- [EXERCISE REQUIREMENTS]
Copy each line below exactly and leave the pictures out.

- [RECORDED DATA]
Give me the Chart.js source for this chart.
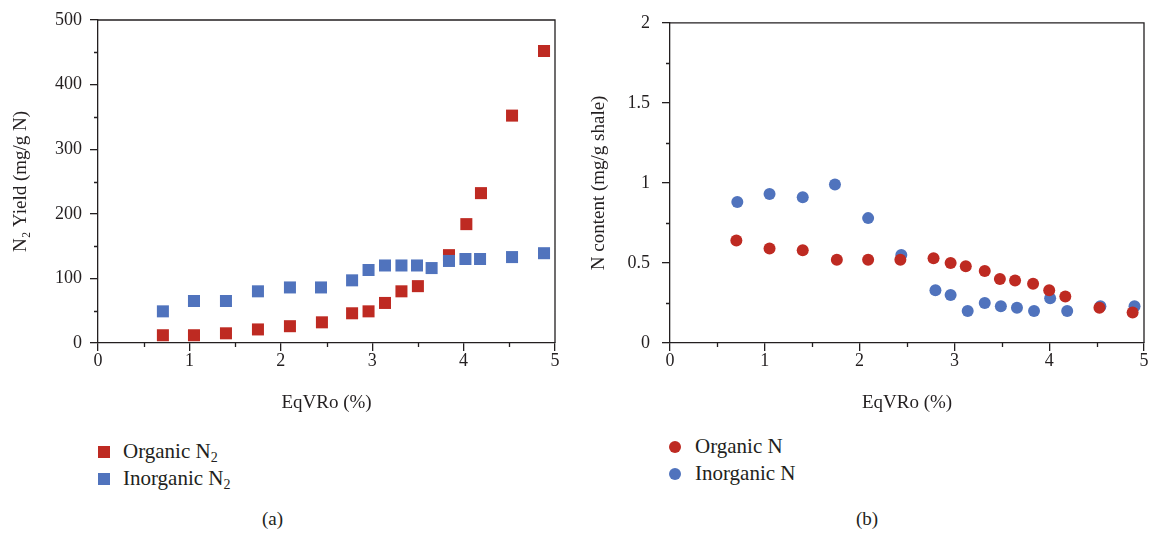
<!DOCTYPE html>
<html>
<head>
<meta charset="utf-8">
<script src="https://cdn.jsdelivr.net/npm/chart.js@4/dist/chart.umd.min.js"></script>
<style>
  body { margin: 0; background: #fff; width: 1150px; height: 533px; overflow: hidden; position: relative;
         font-family: 'Liberation Serif', 'DejaVu Serif', serif; color: #231f20; }
  .panel { position: absolute; top: 0; width: 575px; height: 420px; }
  .legend { position: absolute; font-size: 21px; line-height: 27px; }
  .legend div { position: relative; white-space: nowrap; }
  .mk { position: absolute; }
  .cap { position: absolute; top: 508px; font-size: 19px; }
  sub { font-size: 14px; vertical-align: -4px; line-height: 0; }
</style>
</head>
<body>
<div class="panel" style="left:0"><canvas id="chartA" width="575" height="420"></canvas></div>
<div class="panel" style="left:575px"><canvas id="chartB" width="575" height="420"></canvas></div>

<div class="legend" id="legA" style="left:98px; top:438px"></div>
<div class="legend" id="legB" style="left:669px; top:433px"></div>
<div class="cap" style="left:262px">(a)</div>
<div class="cap" style="left:856px">(b)</div>

<script>
const RED = '#be2a22'
const BLUE = '#5073bd'
const AXIS = '#231f20'
const FONT = "'Liberation Serif', 'DejaVu Serif', serif"

// (a) N2 yield
const orgN2X = [0.71, 1.05, 1.40, 1.75, 2.10, 2.45, 2.78, 2.96, 3.14, 3.32, 3.50, 3.84, 4.03, 4.19, 4.53, 4.88]
const orgN2 = [12, 12, 15, 21, 26, 32, 46, 49, 62, 80, 88, 136, 184, 232, 352, 452]
const inorgN2X = [0.71, 1.05, 1.40, 1.75, 2.10, 2.44, 2.78, 2.96, 3.14, 3.32, 3.49, 3.65, 3.84, 4.02, 4.18, 4.53, 4.88]
const inorgN2 = [49, 65, 65, 80, 86, 86, 97, 113, 120, 120, 120, 116, 127, 130, 130, 133, 139]

// (b) N content
const orgNX = [0.70, 1.05, 1.40, 1.76, 2.09, 2.43, 2.78, 2.96, 3.12, 3.32, 3.48, 3.64, 3.83, 4.00, 4.17, 4.53, 4.88]
const orgN = [0.64, 0.59, 0.58, 0.52, 0.52, 0.52, 0.53, 0.50, 0.48, 0.45, 0.40, 0.39, 0.37, 0.33, 0.29, 0.22, 0.19]
const inorgNX = [0.71, 1.05, 1.40, 1.74, 2.09, 2.44, 2.80, 2.96, 3.14, 3.32, 3.49, 3.66, 3.84, 4.01, 4.19, 4.54, 4.90]
const inorgN = [0.88, 0.93, 0.91, 0.99, 0.78, 0.55, 0.33, 0.30, 0.20, 0.25, 0.23, 0.22, 0.20, 0.28, 0.20, 0.23, 0.23]

const xTicks = [0, 1, 2, 3, 4, 5]
const yTicksA = [0, 100, 200, 300, 400, 500]
const yTicksB = [0, 0.5, 1, 1.5, 2]

const pts = (xs, ys) => xs.map((x, i) => ({ x, y: ys[i] }))

// frame on top/right + short minor ticks between the major ones
const framePlugin = {
  id: 'frame',
  afterDraw(chart, args, opts) {
    const { ctx, chartArea: a, scales: { x, y } } = chart
    ctx.save()
    ctx.strokeStyle = AXIS
    ctx.lineWidth = 1.3
    ctx.beginPath()
    ctx.moveTo(a.left, a.top); ctx.lineTo(a.right, a.top); ctx.lineTo(a.right, a.bottom)
    for (let v = x.min + opts.xMinor; v < x.max; v += opts.xMinor * 2) {
      const px = Math.round(x.getPixelForValue(v)) + 0.5
      ctx.moveTo(px, a.bottom); ctx.lineTo(px, a.bottom + 4)
    }
    for (let v = y.min + opts.yMinor; v < y.max; v += opts.yMinor * 2) {
      const py = Math.round(y.getPixelForValue(v)) + 0.5
      ctx.moveTo(a.left, py); ctx.lineTo(a.left - 4, py)
    }
    ctx.stroke()
    ctx.restore()
  }
}

const makeScales = (o) => ({
  x: {
    type: 'linear', min: 0, max: 5,
    afterBuildTicks: s => { s.ticks = xTicks.map(v => ({ value: v })) },
    afterFit: s => { s.height = 77 },
    border: { display: true, color: AXIS, width: 1.3 },
    grid: { drawOnChartArea: false, drawTicks: true, tickLength: 8, color: AXIS, lineWidth: 1.3 },
    ticks: { color: AXIS, padding: -1, font: { family: FONT, size: 18 } },
    title: { display: true, text: 'EqVRo (%)', color: AXIS, padding: { top: 0, bottom: 6 }, font: { family: FONT, size: 19 } }
  },
  y: {
    type: 'linear', min: 0, max: o.yMax,
    afterBuildTicks: s => { s.ticks = o.yTicks.map(v => ({ value: v })) },
    afterFit: s => { s.width = o.yWidth },
    border: { display: true, color: AXIS, width: 1.3 },
    grid: { drawOnChartArea: false, drawTicks: true, tickLength: 8, color: AXIS, lineWidth: 1.3 },
    ticks: { color: AXIS, padding: o.tickPad, callback: v => String(v), font: { family: FONT, size: 18 } },
    title: { display: true, text: o.title, color: AXIS, padding: { top: o.titlePad, bottom: 0 }, font: { family: FONT, size: 19 } }
  }
})

const baseOpts = (o) => ({
  responsive: false,
  animation: false,
  devicePixelRatio: 1,
  layout: { padding: { top: 20, right: o.padRight, bottom: 0, left: 0 } },
  plugins: { legend: { display: false }, tooltip: { enabled: false }, frame: { xMinor: 0.5, yMinor: o.yMinor } },
  scales: makeScales(o)
})

const chartA = new Chart(document.getElementById('chartA'), {
  type: 'scatter',
  data: {
    datasets: [
      { label: 'Organic N₂', data: pts(orgN2X, orgN2), pointStyle: 'rect', pointRadius: 8.5,
        backgroundColor: RED, borderWidth: 0, order: 2 },
      { label: 'Inorganic N₂', data: pts(inorgN2X, inorgN2), pointStyle: 'rect', pointRadius: 8.5,
        backgroundColor: BLUE, borderWidth: 0, order: 1 }
    ]
  },
  options: baseOpts({ yMax: 500, yTicks: yTicksA, yWidth: 98, tickPad: 8, title: 'N₂ Yield (mg/g N)',
    titlePad: 10, padRight: 20, yMinor: 50 }),
  plugins: [framePlugin]
})

const chartB = new Chart(document.getElementById('chartB'), {
  type: 'scatter',
  data: {
    datasets: [
      { label: 'Organic N', data: pts(orgNX, orgN), pointStyle: 'circle', pointRadius: 6,
        backgroundColor: RED, borderWidth: 0, order: 1 },
      { label: 'Inorganic N', data: pts(inorgNX, inorgN), pointStyle: 'circle', pointRadius: 6,
        backgroundColor: BLUE, borderWidth: 0, order: 2 }
    ]
  },
  options: baseOpts({ yMax: 2, yTicks: yTicksB, yWidth: 95, tickPad: 12, title: 'N content (mg/g shale)',
    titlePad: 13, padRight: 5, yMinor: 0.25 }),
  plugins: [framePlugin]
})

// html legends built from the datasets
const renderLegend = (chart, el, square) => {
  el.innerHTML = chart.data.datasets.map(ds => {
    const txt = ds.label.replace('₂', '<sub>2</sub>')
    const mk = square
      ? `<span class="mk" style="left:0;top:8px;width:12px;height:12px;background:${ds.backgroundColor}"></span>`
      : `<span class="mk" style="left:0;top:8px;width:12px;height:12px;border-radius:50%;background:${ds.backgroundColor}"></span>`
    return `<div>${mk}<span style="margin-left:${square ? 25 : 26}px">${txt}</span></div>`
  }).join('')
}
renderLegend(chartA, document.getElementById('legA'), true)
renderLegend(chartB, document.getElementById('legB'), false)
</script>
</body>
</html>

- [ANSWER TO THE TASK]
Give me the Chart.js source for this chart.
<!DOCTYPE html>
<html>
<head>
<meta charset="utf-8">
<script src="https://cdn.jsdelivr.net/npm/chart.js@4/dist/chart.umd.min.js"></script>
<style>
  body { margin: 0; background: #fff; width: 1150px; height: 533px; overflow: hidden; position: relative;
         font-family: 'Liberation Serif', 'DejaVu Serif', serif; color: #231f20; }
  .panel { position: absolute; top: 0; width: 575px; height: 420px; }
  .legend { position: absolute; font-size: 21px; line-height: 27px; }
  .legend div { position: relative; white-space: nowrap; }
  .mk { position: absolute; }
  .cap { position: absolute; top: 508px; font-size: 19px; }
  sub { font-size: 14px; vertical-align: -4px; line-height: 0; }
</style>
</head>
<body>
<div class="panel" style="left:0"><canvas id="chartA" width="575" height="420"></canvas></div>
<div class="panel" style="left:575px"><canvas id="chartB" width="575" height="420"></canvas></div>

<div class="legend" id="legA" style="left:98px; top:438px"></div>
<div class="legend" id="legB" style="left:669px; top:433px"></div>
<div class="cap" style="left:262px">(a)</div>
<div class="cap" style="left:856px">(b)</div>

<script>
const RED = '#be2a22'
const BLUE = '#5073bd'
const AXIS = '#231f20'
const FONT = "'Liberation Serif', 'DejaVu Serif', serif"

// (a) N2 yield
const orgN2X = [0.71, 1.05, 1.40, 1.75, 2.10, 2.45, 2.78, 2.96, 3.14, 3.32, 3.50, 3.84, 4.03, 4.19, 4.53, 4.88]
const orgN2 = [12, 12, 15, 21, 26, 32, 46, 49, 62, 80, 88, 136, 184, 232, 352, 452]
const inorgN2X = [0.71, 1.05, 1.40, 1.75, 2.10, 2.44, 2.78, 2.96, 3.14, 3.32, 3.49, 3.65, 3.84, 4.02, 4.18, 4.53, 4.88]
const inorgN2 = [49, 65, 65, 80, 86, 86, 97, 113, 120, 120, 120, 116, 127, 130, 130, 133, 139]

// (b) N content
const orgNX = [0.70, 1.05, 1.40, 1.76, 2.09, 2.43, 2.78, 2.96, 3.12, 3.32, 3.48, 3.64, 3.83, 4.00, 4.17, 4.53, 4.88]
const orgN = [0.64, 0.59, 0.58, 0.52, 0.52, 0.52, 0.53, 0.50, 0.48, 0.45, 0.40, 0.39, 0.37, 0.33, 0.29, 0.22, 0.19]
const inorgNX = [0.71, 1.05, 1.40, 1.74, 2.09, 2.44, 2.80, 2.96, 3.14, 3.32, 3.49, 3.66, 3.84, 4.01, 4.19, 4.54, 4.90]
const inorgN = [0.88, 0.93, 0.91, 0.99, 0.78, 0.55, 0.33, 0.30, 0.20, 0.25, 0.23, 0.22, 0.20, 0.28, 0.20, 0.23, 0.23]

const xTicks = [0, 1, 2, 3, 4, 5]
const yTicksA = [0, 100, 200, 300, 400, 500]
const yTicksB = [0, 0.5, 1, 1.5, 2]

const pts = (xs, ys) => xs.map((x, i) => ({ x, y: ys[i] }))

// frame on top/right + short minor ticks between the major ones
const framePlugin = {
  id: 'frame',
  afterDraw(chart, args, opts) {
    const { ctx, chartArea: a, scales: { x, y } } = chart
    ctx.save()
    ctx.strokeStyle = AXIS
    ctx.lineWidth = 1.3
    ctx.beginPath()
    ctx.moveTo(a.left, a.top); ctx.lineTo(a.right, a.top); ctx.lineTo(a.right, a.bottom)
    for (let v = x.min + opts.xMinor; v < x.max; v += opts.xMinor * 2) {
      const px = Math.round(x.getPixelForValue(v)) + 0.5
      ctx.moveTo(px, a.bottom); ctx.lineTo(px, a.bottom + 4)
    }
    for (let v = y.min + opts.yMinor; v < y.max; v += opts.yMinor * 2) {
      const py = Math.round(y.getPixelForValue(v)) + 0.5
      ctx.moveTo(a.left, py); ctx.lineTo(a.left - 4, py)
    }
    ctx.stroke()
    ctx.restore()
  }
}

const makeScales = (o) => ({
  x: {
    type: 'linear', min: 0, max: 5,
    afterBuildTicks: s => { s.ticks = xTicks.map(v => ({ value: v })) },
    afterFit: s => { s.height = 77 },
    border: { display: true, color: AXIS, width: 1.3 },
    grid: { drawOnChartArea: false, drawTicks: true, tickLength: 8, color: AXIS, lineWidth: 1.3 },
    ticks: { color: AXIS, padding: -1, font: { family: FONT, size: 18 } },
    title: { display: true, text: 'EqVRo (%)', color: AXIS, padding: { top: 0, bottom: 6 }, font: { family: FONT, size: 19 } }
  },
  y: {
    type: 'linear', min: 0, max: o.yMax,
    afterBuildTicks: s => { s.ticks = o.yTicks.map(v => ({ value: v })) },
    afterFit: s => { s.width = o.yWidth },
    border: { display: true, color: AXIS, width: 1.3 },
    grid: { drawOnChartArea: false, drawTicks: true, tickLength: 8, color: AXIS, lineWidth: 1.3 },
    ticks: { color: AXIS, padding: o.tickPad, callback: v => String(v), font: { family: FONT, size: 18 } },
    title: { display: true, text: o.title, color: AXIS, padding: { top: o.titlePad, bottom: 0 }, font: { family: FONT, size: 19 } }
  }
})

const baseOpts = (o) => ({
  responsive: false,
  animation: false,
  devicePixelRatio: 1,
  layout: { padding: { top: 20, right: o.padRight, bottom: 0, left: 0 } },
  plugins: { legend: { display: false }, tooltip: { enabled: false }, frame: { xMinor: 0.5, yMinor: o.yMinor } },
  scales: makeScales(o)
})

const chartA = new Chart(document.getElementById('chartA'), {
  type: 'scatter',
  data: {
    datasets: [
      { label: 'Organic N₂', data: pts(orgN2X, orgN2), pointStyle: 'rect', pointRadius: 8.5,
        backgroundColor: RED, borderWidth: 0, order: 2 },
      { label: 'Inorganic N₂', data: pts(inorgN2X, inorgN2), pointStyle: 'rect', pointRadius: 8.5,
        backgroundColor: BLUE, borderWidth: 0, order: 1 }
    ]
  },
  options: baseOpts({ yMax: 500, yTicks: yTicksA, yWidth: 98, tickPad: 8, title: 'N₂ Yield (mg/g N)',
    titlePad: 10, padRight: 20, yMinor: 50 }),
  plugins: [framePlugin]
})

const chartB = new Chart(document.getElementById('chartB'), {
  type: 'scatter',
  data: {
    datasets: [
      { label: 'Organic N', data: pts(orgNX, orgN), pointStyle: 'circle', pointRadius: 6,
        backgroundColor: RED, borderWidth: 0, order: 1 },
      { label: 'Inorganic N', data: pts(inorgNX, inorgN), pointStyle: 'circle', pointRadius: 6,
        backgroundColor: BLUE, borderWidth: 0, order: 2 }
    ]
  },
  options: baseOpts({ yMax: 2, yTicks: yTicksB, yWidth: 95, tickPad: 12, title: 'N content (mg/g shale)',
    titlePad: 13, padRight: 5, yMinor: 0.25 }),
  plugins: [framePlugin]
})

// html legends built from the datasets
const renderLegend = (chart, el, square) => {
  el.innerHTML = chart.data.datasets.map(ds => {
    const txt = ds.label.replace('₂', '<sub>2</sub>')
    const mk = square
      ? `<span class="mk" style="left:0;top:8px;width:12px;height:12px;background:${ds.backgroundColor}"></span>`
      : `<span class="mk" style="left:0;top:8px;width:12px;height:12px;border-radius:50%;background:${ds.backgroundColor}"></span>`
    return `<div>${mk}<span style="margin-left:${square ? 25 : 26}px">${txt}</span></div>`
  }).join('')
}
renderLegend(chartA, document.getElementById('legA'), true)
renderLegend(chartB, document.getElementById('legB'), false)
</script>
</body>
</html>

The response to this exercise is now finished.